List, from the lines below, each one with "this" in it.

__GIVEN DATA__:

====

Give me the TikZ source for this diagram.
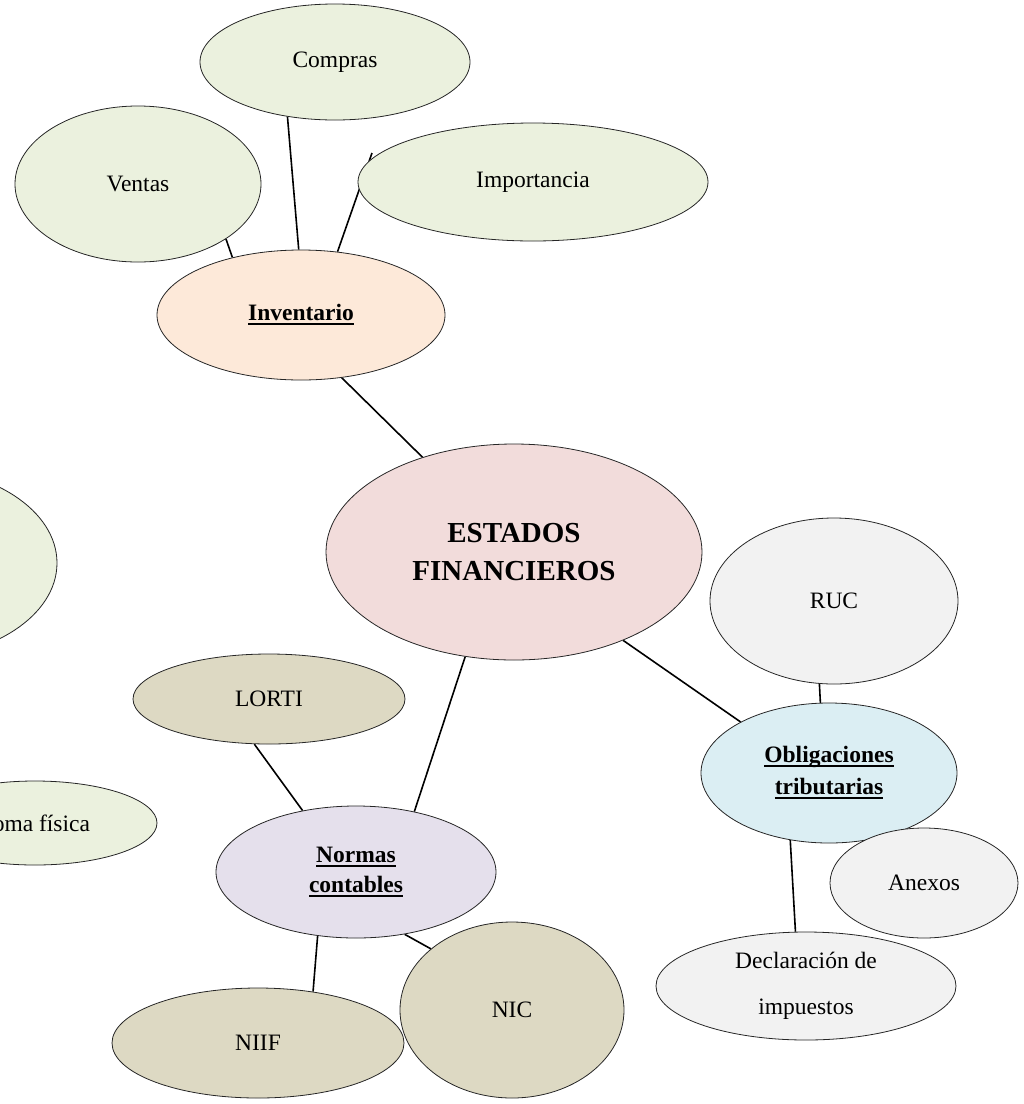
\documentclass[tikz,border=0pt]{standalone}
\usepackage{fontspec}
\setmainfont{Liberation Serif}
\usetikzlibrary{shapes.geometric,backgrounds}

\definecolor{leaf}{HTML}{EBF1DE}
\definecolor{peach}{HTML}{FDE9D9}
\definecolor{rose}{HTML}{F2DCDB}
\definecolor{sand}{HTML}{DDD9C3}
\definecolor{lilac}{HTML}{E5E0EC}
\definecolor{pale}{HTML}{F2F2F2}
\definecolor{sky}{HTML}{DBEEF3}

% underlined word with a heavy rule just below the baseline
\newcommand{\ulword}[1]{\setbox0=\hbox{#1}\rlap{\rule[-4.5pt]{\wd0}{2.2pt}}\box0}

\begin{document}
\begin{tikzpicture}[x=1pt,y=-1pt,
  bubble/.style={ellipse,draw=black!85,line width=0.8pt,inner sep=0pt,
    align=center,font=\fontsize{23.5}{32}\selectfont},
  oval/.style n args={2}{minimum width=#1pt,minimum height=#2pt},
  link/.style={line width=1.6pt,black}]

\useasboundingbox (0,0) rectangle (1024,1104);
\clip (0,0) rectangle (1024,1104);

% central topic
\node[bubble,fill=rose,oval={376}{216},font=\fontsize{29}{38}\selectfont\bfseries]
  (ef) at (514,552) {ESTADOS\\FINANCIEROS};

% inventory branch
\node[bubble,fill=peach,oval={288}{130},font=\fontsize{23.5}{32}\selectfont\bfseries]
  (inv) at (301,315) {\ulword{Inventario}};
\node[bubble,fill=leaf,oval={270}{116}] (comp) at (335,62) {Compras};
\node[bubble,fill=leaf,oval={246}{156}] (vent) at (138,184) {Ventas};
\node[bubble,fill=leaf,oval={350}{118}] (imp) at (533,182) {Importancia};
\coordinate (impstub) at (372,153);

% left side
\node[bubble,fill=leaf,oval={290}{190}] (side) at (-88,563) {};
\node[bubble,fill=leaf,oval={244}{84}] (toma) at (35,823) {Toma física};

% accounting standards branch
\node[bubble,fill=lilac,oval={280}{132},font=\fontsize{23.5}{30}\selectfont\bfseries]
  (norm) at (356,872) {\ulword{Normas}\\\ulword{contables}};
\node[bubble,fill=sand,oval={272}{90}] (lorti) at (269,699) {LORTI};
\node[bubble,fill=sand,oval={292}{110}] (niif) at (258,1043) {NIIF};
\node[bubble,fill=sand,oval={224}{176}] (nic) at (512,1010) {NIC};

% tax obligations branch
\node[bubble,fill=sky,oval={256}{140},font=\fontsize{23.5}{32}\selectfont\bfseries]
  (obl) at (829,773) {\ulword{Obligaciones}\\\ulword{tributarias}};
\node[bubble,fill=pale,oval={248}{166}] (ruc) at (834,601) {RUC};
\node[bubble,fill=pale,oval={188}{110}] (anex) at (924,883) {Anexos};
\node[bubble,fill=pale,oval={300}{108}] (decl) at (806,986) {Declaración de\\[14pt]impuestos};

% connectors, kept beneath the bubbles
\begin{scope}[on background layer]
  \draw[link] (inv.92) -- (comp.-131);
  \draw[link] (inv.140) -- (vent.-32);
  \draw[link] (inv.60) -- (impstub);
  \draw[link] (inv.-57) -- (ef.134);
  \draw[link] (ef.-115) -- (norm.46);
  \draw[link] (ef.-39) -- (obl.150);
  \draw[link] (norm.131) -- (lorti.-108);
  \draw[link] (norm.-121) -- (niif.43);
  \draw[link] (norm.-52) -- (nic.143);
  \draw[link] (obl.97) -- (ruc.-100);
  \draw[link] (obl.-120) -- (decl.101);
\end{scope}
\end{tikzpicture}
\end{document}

====

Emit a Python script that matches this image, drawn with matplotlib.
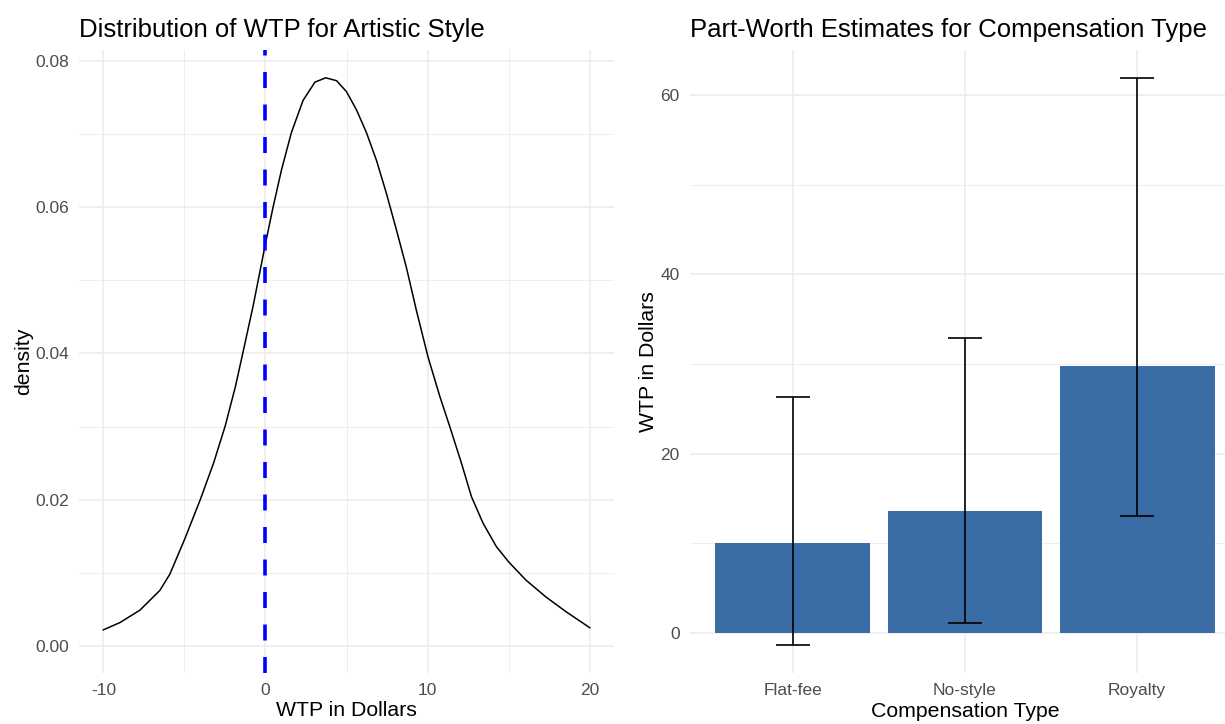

====

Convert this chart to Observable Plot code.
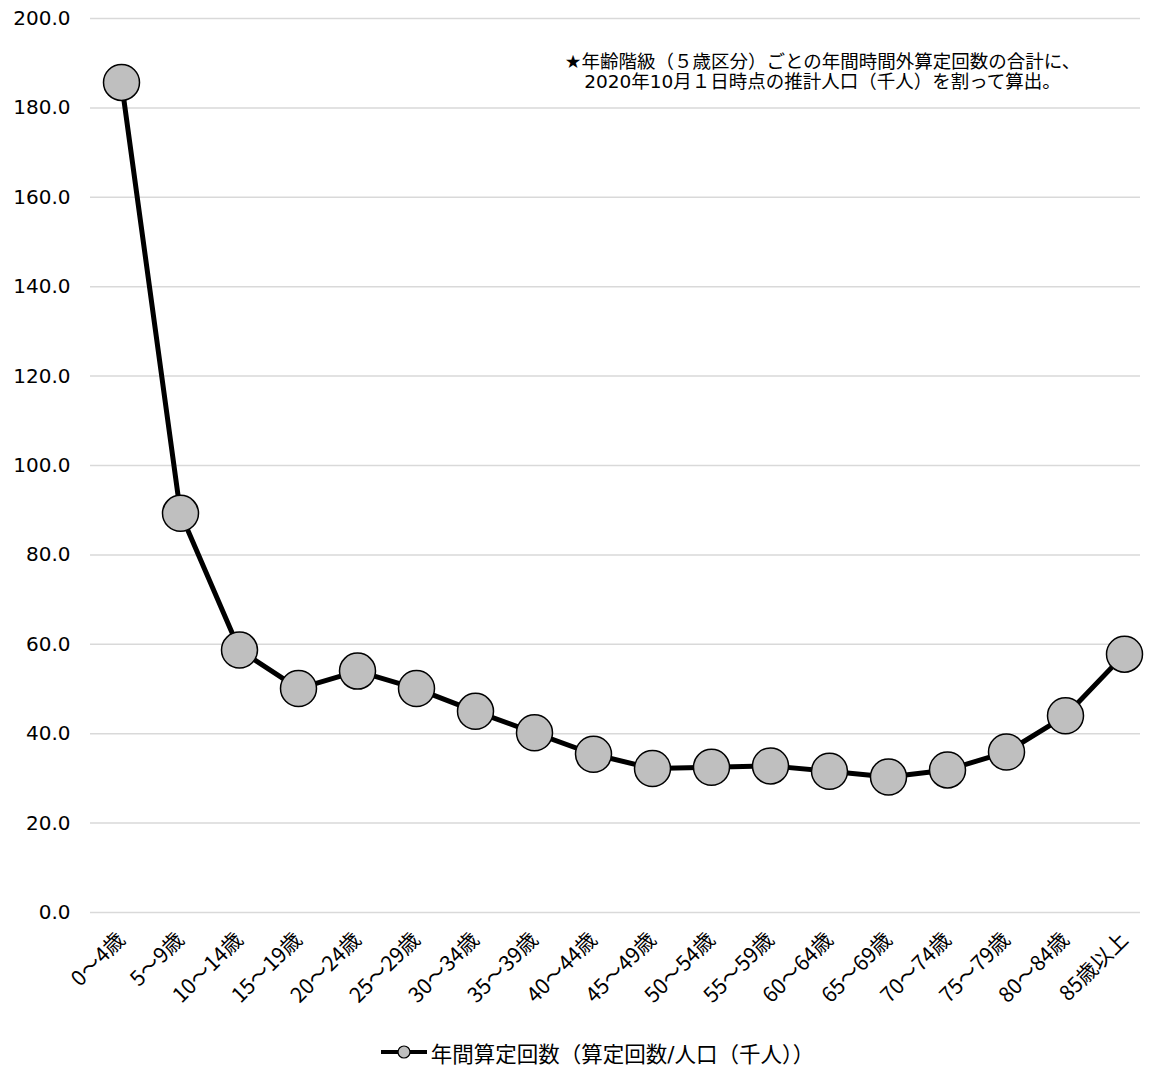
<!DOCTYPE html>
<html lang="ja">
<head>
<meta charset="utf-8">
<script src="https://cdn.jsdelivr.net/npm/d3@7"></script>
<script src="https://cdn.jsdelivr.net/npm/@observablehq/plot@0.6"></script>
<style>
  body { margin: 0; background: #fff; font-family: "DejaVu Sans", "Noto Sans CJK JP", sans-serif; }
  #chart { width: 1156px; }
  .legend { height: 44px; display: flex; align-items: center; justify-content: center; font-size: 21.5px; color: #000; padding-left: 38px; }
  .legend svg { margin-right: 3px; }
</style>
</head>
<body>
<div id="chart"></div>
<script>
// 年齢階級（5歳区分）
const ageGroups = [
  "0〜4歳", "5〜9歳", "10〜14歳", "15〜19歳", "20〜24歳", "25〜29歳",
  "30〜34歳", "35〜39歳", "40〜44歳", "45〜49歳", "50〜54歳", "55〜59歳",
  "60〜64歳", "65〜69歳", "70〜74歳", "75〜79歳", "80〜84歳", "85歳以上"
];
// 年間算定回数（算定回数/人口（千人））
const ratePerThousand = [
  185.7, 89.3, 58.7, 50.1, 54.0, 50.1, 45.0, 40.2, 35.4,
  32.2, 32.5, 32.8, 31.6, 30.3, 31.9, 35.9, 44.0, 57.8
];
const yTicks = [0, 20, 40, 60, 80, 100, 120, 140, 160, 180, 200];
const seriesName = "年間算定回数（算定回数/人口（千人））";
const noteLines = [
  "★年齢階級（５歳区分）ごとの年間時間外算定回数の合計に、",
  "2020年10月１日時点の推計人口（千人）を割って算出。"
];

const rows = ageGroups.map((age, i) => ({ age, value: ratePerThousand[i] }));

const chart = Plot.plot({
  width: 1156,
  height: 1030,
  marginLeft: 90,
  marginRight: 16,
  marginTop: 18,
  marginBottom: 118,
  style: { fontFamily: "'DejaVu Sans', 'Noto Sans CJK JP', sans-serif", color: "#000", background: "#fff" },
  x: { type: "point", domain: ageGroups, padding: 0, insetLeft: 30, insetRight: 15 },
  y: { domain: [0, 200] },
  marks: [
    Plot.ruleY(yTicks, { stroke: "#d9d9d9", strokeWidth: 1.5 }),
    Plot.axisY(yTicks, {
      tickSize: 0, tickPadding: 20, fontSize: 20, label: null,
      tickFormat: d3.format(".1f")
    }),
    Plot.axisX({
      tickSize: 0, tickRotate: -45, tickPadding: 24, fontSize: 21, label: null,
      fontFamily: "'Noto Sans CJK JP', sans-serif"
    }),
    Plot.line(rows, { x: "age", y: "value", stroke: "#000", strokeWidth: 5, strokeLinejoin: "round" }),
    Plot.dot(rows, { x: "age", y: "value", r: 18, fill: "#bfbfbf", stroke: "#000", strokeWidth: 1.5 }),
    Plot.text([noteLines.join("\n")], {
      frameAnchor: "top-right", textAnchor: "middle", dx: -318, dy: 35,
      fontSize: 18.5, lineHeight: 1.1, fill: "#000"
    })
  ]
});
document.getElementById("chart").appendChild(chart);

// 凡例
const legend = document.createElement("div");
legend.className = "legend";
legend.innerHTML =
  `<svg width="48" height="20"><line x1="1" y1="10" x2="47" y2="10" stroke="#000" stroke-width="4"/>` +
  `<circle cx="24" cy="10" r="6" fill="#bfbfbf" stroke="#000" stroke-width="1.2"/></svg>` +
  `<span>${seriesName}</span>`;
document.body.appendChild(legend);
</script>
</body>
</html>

====

__TASK RESPONSE__:
Give me the TikZ source for this diagram.
Emit a Python script that matches this image, drawn with matplotlib.
Convert this chart to Observable Plot code.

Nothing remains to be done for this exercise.